## GIVEN EXERCISE
Print exactly the lines from the first one down to the line containing "Arial, Helvetica, sans-serif';", both ends included, with no pictures and nothing else.

## RECORDED INFORMATION

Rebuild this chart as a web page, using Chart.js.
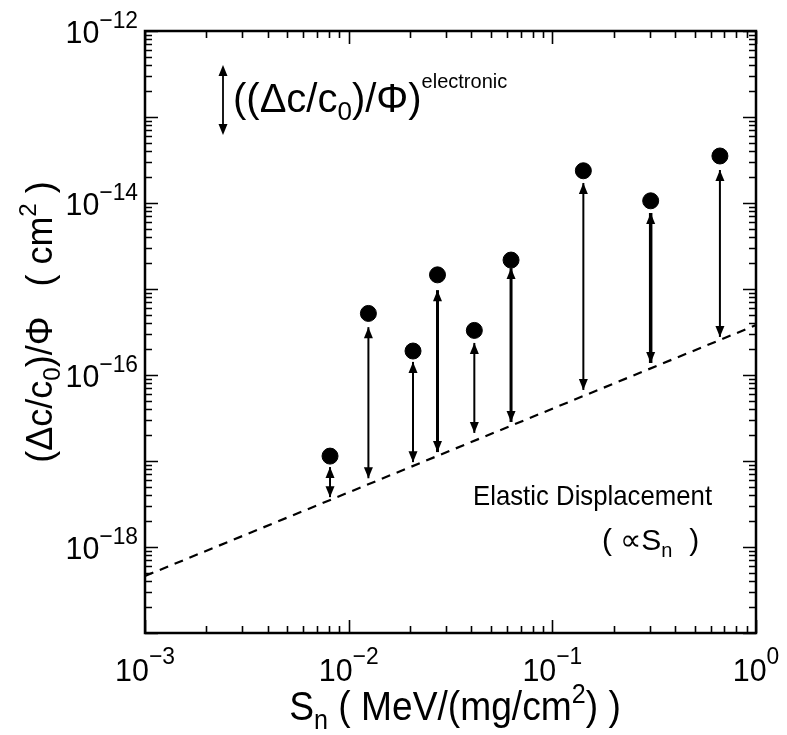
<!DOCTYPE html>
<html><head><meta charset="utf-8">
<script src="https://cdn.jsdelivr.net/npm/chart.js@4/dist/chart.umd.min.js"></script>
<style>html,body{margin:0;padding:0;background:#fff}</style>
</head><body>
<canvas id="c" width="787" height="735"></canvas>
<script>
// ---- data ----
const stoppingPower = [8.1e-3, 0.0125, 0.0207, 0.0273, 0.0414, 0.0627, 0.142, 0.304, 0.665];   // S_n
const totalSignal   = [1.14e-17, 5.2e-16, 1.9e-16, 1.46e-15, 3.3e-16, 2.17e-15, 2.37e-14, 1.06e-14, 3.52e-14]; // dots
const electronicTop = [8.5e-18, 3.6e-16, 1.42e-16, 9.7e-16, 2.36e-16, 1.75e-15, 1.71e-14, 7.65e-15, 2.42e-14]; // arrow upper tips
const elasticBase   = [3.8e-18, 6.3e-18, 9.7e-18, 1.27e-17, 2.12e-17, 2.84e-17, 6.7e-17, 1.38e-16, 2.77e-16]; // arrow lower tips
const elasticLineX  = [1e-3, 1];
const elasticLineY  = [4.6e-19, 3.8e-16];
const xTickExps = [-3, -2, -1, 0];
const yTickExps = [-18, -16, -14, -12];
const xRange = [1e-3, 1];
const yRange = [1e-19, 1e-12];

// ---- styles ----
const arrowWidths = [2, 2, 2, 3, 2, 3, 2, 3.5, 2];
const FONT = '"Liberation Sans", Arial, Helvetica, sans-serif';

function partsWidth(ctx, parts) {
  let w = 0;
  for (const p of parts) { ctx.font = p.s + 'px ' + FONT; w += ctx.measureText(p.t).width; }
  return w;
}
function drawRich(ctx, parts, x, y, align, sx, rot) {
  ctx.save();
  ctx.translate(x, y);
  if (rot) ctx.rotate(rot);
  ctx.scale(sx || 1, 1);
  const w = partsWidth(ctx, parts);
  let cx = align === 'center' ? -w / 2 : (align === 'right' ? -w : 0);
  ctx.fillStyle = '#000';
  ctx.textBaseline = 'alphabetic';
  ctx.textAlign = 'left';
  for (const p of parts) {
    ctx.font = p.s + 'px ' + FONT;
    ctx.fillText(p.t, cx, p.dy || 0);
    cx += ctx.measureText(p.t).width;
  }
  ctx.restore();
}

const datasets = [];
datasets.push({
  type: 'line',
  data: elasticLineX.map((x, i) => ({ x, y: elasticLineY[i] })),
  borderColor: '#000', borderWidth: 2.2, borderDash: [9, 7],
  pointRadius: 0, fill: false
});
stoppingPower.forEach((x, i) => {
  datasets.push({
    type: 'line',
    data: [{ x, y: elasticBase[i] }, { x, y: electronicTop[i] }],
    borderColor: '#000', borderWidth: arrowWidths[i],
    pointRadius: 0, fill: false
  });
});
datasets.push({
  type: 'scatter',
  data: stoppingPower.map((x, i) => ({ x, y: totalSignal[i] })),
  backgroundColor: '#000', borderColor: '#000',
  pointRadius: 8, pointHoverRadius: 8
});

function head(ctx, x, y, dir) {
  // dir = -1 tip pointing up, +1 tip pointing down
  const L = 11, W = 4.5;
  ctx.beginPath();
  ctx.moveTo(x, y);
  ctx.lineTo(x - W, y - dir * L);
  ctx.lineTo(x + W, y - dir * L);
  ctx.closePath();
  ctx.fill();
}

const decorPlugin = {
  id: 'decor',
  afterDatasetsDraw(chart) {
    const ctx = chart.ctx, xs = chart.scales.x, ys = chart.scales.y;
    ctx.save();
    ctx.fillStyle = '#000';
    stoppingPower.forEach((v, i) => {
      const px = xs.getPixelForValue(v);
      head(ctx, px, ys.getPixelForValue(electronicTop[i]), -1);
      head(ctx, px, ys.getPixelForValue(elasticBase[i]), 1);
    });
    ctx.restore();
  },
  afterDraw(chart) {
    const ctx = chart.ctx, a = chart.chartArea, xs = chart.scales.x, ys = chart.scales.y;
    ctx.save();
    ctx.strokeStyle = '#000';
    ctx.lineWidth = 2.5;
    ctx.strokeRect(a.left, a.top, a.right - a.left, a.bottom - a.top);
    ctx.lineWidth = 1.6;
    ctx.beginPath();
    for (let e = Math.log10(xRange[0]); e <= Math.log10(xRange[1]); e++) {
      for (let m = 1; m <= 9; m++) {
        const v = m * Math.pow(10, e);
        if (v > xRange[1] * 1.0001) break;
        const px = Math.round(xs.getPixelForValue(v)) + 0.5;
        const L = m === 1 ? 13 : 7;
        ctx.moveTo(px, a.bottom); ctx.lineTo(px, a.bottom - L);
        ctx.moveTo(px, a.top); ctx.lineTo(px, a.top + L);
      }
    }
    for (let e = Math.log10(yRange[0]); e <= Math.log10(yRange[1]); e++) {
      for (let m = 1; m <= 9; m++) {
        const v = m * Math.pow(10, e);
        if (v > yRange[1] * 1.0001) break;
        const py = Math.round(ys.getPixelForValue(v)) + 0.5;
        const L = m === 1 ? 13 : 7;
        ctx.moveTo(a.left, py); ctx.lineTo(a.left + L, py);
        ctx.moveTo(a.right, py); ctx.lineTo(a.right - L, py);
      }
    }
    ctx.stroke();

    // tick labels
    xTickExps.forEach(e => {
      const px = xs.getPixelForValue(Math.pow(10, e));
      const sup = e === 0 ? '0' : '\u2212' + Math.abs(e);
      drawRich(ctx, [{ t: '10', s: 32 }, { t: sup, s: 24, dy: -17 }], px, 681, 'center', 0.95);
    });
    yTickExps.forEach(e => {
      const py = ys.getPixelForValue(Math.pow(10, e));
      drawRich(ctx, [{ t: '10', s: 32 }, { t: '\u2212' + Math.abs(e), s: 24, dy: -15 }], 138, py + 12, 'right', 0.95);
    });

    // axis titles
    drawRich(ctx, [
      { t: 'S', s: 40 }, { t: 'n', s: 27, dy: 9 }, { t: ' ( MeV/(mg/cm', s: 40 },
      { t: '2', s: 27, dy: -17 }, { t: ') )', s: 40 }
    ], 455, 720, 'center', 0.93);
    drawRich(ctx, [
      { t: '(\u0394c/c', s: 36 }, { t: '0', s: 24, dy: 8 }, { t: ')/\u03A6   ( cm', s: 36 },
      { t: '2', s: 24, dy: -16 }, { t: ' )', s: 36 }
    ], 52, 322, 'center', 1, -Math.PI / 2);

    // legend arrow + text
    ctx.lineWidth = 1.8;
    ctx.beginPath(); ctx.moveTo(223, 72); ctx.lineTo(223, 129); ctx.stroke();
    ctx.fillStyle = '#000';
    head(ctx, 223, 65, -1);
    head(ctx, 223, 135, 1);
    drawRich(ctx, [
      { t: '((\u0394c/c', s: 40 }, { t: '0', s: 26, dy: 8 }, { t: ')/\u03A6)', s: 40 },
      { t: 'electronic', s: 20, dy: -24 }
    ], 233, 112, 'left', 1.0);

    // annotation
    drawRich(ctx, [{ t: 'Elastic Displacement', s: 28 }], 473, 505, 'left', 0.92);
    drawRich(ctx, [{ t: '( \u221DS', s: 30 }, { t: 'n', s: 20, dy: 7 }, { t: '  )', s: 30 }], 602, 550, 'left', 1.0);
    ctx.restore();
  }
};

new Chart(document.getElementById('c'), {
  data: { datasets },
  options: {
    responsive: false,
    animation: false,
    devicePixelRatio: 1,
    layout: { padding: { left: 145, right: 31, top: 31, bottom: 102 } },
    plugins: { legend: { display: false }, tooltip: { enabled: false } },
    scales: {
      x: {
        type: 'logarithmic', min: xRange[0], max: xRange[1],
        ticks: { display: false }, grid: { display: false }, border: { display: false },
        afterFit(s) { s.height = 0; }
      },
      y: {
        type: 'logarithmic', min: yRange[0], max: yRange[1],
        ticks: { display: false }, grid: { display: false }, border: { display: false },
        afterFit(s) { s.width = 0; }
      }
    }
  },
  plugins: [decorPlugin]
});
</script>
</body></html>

## EXPECTED ANSWER
Rebuild this chart as a web page, using Chart.js.
<!DOCTYPE html>
<html><head><meta charset="utf-8">
<script src="https://cdn.jsdelivr.net/npm/chart.js@4/dist/chart.umd.min.js"></script>
<style>html,body{margin:0;padding:0;background:#fff}</style>
</head><body>
<canvas id="c" width="787" height="735"></canvas>
<script>
// ---- data ----
const stoppingPower = [8.1e-3, 0.0125, 0.0207, 0.0273, 0.0414, 0.0627, 0.142, 0.304, 0.665];   // S_n
const totalSignal   = [1.14e-17, 5.2e-16, 1.9e-16, 1.46e-15, 3.3e-16, 2.17e-15, 2.37e-14, 1.06e-14, 3.52e-14]; // dots
const electronicTop = [8.5e-18, 3.6e-16, 1.42e-16, 9.7e-16, 2.36e-16, 1.75e-15, 1.71e-14, 7.65e-15, 2.42e-14]; // arrow upper tips
const elasticBase   = [3.8e-18, 6.3e-18, 9.7e-18, 1.27e-17, 2.12e-17, 2.84e-17, 6.7e-17, 1.38e-16, 2.77e-16]; // arrow lower tips
const elasticLineX  = [1e-3, 1];
const elasticLineY  = [4.6e-19, 3.8e-16];
const xTickExps = [-3, -2, -1, 0];
const yTickExps = [-18, -16, -14, -12];
const xRange = [1e-3, 1];
const yRange = [1e-19, 1e-12];

// ---- styles ----
const arrowWidths = [2, 2, 2, 3, 2, 3, 2, 3.5, 2];
const FONT = '"Liberation Sans", Arial, Helvetica, sans-serif';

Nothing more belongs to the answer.